[PROBLEM REQUIREMENTS] Emit the entire listing verbatim.
**** SOURCE DATA
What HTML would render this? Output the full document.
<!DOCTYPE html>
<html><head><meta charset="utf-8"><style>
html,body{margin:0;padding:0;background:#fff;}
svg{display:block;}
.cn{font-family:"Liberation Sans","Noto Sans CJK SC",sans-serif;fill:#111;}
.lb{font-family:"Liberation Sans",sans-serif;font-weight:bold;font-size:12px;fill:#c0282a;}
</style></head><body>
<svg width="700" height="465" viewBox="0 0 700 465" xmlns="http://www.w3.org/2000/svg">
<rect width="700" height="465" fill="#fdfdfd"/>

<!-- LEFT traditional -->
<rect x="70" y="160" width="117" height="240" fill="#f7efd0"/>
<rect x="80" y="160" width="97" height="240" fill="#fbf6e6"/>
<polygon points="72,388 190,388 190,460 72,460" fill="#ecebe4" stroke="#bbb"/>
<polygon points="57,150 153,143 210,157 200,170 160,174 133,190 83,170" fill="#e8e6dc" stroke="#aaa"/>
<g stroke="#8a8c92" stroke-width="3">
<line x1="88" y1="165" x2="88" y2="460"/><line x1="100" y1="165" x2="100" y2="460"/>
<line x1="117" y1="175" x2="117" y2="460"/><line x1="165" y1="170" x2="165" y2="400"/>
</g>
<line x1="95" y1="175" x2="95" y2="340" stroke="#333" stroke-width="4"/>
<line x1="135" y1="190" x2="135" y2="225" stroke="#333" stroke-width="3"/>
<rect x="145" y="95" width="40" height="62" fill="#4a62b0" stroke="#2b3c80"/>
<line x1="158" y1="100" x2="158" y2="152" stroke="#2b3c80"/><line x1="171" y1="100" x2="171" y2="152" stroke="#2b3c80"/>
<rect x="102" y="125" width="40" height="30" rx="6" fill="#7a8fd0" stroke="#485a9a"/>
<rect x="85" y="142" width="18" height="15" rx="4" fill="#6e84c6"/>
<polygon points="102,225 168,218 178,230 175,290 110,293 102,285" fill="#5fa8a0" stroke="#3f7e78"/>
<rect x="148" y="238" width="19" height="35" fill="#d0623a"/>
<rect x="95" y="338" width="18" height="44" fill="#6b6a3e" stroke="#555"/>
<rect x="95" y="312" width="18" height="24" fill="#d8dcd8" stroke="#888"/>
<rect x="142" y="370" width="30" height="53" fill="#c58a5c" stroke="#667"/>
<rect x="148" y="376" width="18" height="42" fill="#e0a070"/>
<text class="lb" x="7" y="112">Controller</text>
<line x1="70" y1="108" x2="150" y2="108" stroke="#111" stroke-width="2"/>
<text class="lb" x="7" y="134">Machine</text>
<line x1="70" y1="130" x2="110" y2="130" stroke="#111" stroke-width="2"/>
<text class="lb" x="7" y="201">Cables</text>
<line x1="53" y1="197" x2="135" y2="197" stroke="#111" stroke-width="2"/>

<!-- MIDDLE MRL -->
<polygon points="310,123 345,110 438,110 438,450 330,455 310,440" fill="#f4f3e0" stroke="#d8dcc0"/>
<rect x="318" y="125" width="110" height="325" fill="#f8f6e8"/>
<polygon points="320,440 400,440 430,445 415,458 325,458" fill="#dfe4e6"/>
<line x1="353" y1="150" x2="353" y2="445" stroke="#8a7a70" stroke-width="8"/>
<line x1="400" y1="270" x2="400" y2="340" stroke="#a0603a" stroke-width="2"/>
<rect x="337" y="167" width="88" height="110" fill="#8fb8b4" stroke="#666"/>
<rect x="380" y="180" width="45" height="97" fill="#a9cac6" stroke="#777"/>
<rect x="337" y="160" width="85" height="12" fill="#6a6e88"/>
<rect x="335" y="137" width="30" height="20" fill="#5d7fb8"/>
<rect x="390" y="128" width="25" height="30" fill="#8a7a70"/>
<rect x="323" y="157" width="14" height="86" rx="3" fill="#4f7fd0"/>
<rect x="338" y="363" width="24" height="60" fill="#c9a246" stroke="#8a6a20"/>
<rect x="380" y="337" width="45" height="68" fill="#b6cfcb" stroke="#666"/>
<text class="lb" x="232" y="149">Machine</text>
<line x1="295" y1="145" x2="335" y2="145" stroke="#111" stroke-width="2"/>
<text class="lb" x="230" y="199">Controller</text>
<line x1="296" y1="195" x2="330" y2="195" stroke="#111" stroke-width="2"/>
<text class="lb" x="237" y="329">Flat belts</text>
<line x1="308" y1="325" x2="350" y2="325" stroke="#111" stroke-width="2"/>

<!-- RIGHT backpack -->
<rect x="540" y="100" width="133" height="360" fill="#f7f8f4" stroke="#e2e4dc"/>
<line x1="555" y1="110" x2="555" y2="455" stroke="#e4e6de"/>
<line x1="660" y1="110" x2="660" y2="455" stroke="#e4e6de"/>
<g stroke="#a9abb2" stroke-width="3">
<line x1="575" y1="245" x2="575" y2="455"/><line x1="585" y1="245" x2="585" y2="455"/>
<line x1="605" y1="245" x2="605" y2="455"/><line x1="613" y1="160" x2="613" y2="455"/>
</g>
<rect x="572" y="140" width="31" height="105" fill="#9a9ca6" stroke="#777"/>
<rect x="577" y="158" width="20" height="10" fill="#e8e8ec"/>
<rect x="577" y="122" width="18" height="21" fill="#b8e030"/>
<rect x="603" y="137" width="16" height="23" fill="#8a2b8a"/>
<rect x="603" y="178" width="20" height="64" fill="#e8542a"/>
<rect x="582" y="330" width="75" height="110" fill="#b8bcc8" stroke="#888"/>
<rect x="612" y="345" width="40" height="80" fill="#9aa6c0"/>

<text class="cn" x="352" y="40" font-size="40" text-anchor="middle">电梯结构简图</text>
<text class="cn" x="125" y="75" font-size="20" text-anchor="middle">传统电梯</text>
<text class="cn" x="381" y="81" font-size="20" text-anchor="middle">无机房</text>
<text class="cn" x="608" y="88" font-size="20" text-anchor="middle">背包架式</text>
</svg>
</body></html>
********
[RESPONSE TO THIS EXERCISE]
What HTML would render this? Output the full document.
<!DOCTYPE html>
<html><head><meta charset="utf-8"><style>
html,body{margin:0;padding:0;background:#fff;}
svg{display:block;}
.cn{font-family:"Liberation Sans","Noto Sans CJK SC",sans-serif;fill:#111;}
.lb{font-family:"Liberation Sans",sans-serif;font-weight:bold;font-size:12px;fill:#c0282a;}
</style></head><body>
<svg width="700" height="465" viewBox="0 0 700 465" xmlns="http://www.w3.org/2000/svg">
<rect width="700" height="465" fill="#fdfdfd"/>

<!-- LEFT traditional -->
<rect x="70" y="160" width="117" height="240" fill="#f7efd0"/>
<rect x="80" y="160" width="97" height="240" fill="#fbf6e6"/>
<polygon points="72,388 190,388 190,460 72,460" fill="#ecebe4" stroke="#bbb"/>
<polygon points="57,150 153,143 210,157 200,170 160,174 133,190 83,170" fill="#e8e6dc" stroke="#aaa"/>
<g stroke="#8a8c92" stroke-width="3">
<line x1="88" y1="165" x2="88" y2="460"/><line x1="100" y1="165" x2="100" y2="460"/>
<line x1="117" y1="175" x2="117" y2="460"/><line x1="165" y1="170" x2="165" y2="400"/>
</g>
<line x1="95" y1="175" x2="95" y2="340" stroke="#333" stroke-width="4"/>
<line x1="135" y1="190" x2="135" y2="225" stroke="#333" stroke-width="3"/>
<rect x="145" y="95" width="40" height="62" fill="#4a62b0" stroke="#2b3c80"/>
<line x1="158" y1="100" x2="158" y2="152" stroke="#2b3c80"/><line x1="171" y1="100" x2="171" y2="152" stroke="#2b3c80"/>
<rect x="102" y="125" width="40" height="30" rx="6" fill="#7a8fd0" stroke="#485a9a"/>
<rect x="85" y="142" width="18" height="15" rx="4" fill="#6e84c6"/>
<polygon points="102,225 168,218 178,230 175,290 110,293 102,285" fill="#5fa8a0" stroke="#3f7e78"/>
<rect x="148" y="238" width="19" height="35" fill="#d0623a"/>
<rect x="95" y="338" width="18" height="44" fill="#6b6a3e" stroke="#555"/>
<rect x="95" y="312" width="18" height="24" fill="#d8dcd8" stroke="#888"/>
<rect x="142" y="370" width="30" height="53" fill="#c58a5c" stroke="#667"/>
<rect x="148" y="376" width="18" height="42" fill="#e0a070"/>
<text class="lb" x="7" y="112">Controller</text>
<line x1="70" y1="108" x2="150" y2="108" stroke="#111" stroke-width="2"/>
<text class="lb" x="7" y="134">Machine</text>
<line x1="70" y1="130" x2="110" y2="130" stroke="#111" stroke-width="2"/>
<text class="lb" x="7" y="201">Cables</text>
<line x1="53" y1="197" x2="135" y2="197" stroke="#111" stroke-width="2"/>

<!-- MIDDLE MRL -->
<polygon points="310,123 345,110 438,110 438,450 330,455 310,440" fill="#f4f3e0" stroke="#d8dcc0"/>
<rect x="318" y="125" width="110" height="325" fill="#f8f6e8"/>
<polygon points="320,440 400,440 430,445 415,458 325,458" fill="#dfe4e6"/>
<line x1="353" y1="150" x2="353" y2="445" stroke="#8a7a70" stroke-width="8"/>
<line x1="400" y1="270" x2="400" y2="340" stroke="#a0603a" stroke-width="2"/>
<rect x="337" y="167" width="88" height="110" fill="#8fb8b4" stroke="#666"/>
<rect x="380" y="180" width="45" height="97" fill="#a9cac6" stroke="#777"/>
<rect x="337" y="160" width="85" height="12" fill="#6a6e88"/>
<rect x="335" y="137" width="30" height="20" fill="#5d7fb8"/>
<rect x="390" y="128" width="25" height="30" fill="#8a7a70"/>
<rect x="323" y="157" width="14" height="86" rx="3" fill="#4f7fd0"/>
<rect x="338" y="363" width="24" height="60" fill="#c9a246" stroke="#8a6a20"/>
<rect x="380" y="337" width="45" height="68" fill="#b6cfcb" stroke="#666"/>
<text class="lb" x="232" y="149">Machine</text>
<line x1="295" y1="145" x2="335" y2="145" stroke="#111" stroke-width="2"/>
<text class="lb" x="230" y="199">Controller</text>
<line x1="296" y1="195" x2="330" y2="195" stroke="#111" stroke-width="2"/>
<text class="lb" x="237" y="329">Flat belts</text>
<line x1="308" y1="325" x2="350" y2="325" stroke="#111" stroke-width="2"/>

<!-- RIGHT backpack -->
<rect x="540" y="100" width="133" height="360" fill="#f7f8f4" stroke="#e2e4dc"/>
<line x1="555" y1="110" x2="555" y2="455" stroke="#e4e6de"/>
<line x1="660" y1="110" x2="660" y2="455" stroke="#e4e6de"/>
<g stroke="#a9abb2" stroke-width="3">
<line x1="575" y1="245" x2="575" y2="455"/><line x1="585" y1="245" x2="585" y2="455"/>
<line x1="605" y1="245" x2="605" y2="455"/><line x1="613" y1="160" x2="613" y2="455"/>
</g>
<rect x="572" y="140" width="31" height="105" fill="#9a9ca6" stroke="#777"/>
<rect x="577" y="158" width="20" height="10" fill="#e8e8ec"/>
<rect x="577" y="122" width="18" height="21" fill="#b8e030"/>
<rect x="603" y="137" width="16" height="23" fill="#8a2b8a"/>
<rect x="603" y="178" width="20" height="64" fill="#e8542a"/>
<rect x="582" y="330" width="75" height="110" fill="#b8bcc8" stroke="#888"/>
<rect x="612" y="345" width="40" height="80" fill="#9aa6c0"/>

<text class="cn" x="352" y="40" font-size="40" text-anchor="middle">电梯结构简图</text>
<text class="cn" x="125" y="75" font-size="20" text-anchor="middle">传统电梯</text>
<text class="cn" x="381" y="81" font-size="20" text-anchor="middle">无机房</text>
<text class="cn" x="608" y="88" font-size="20" text-anchor="middle">背包架式</text>
</svg>
</body></html>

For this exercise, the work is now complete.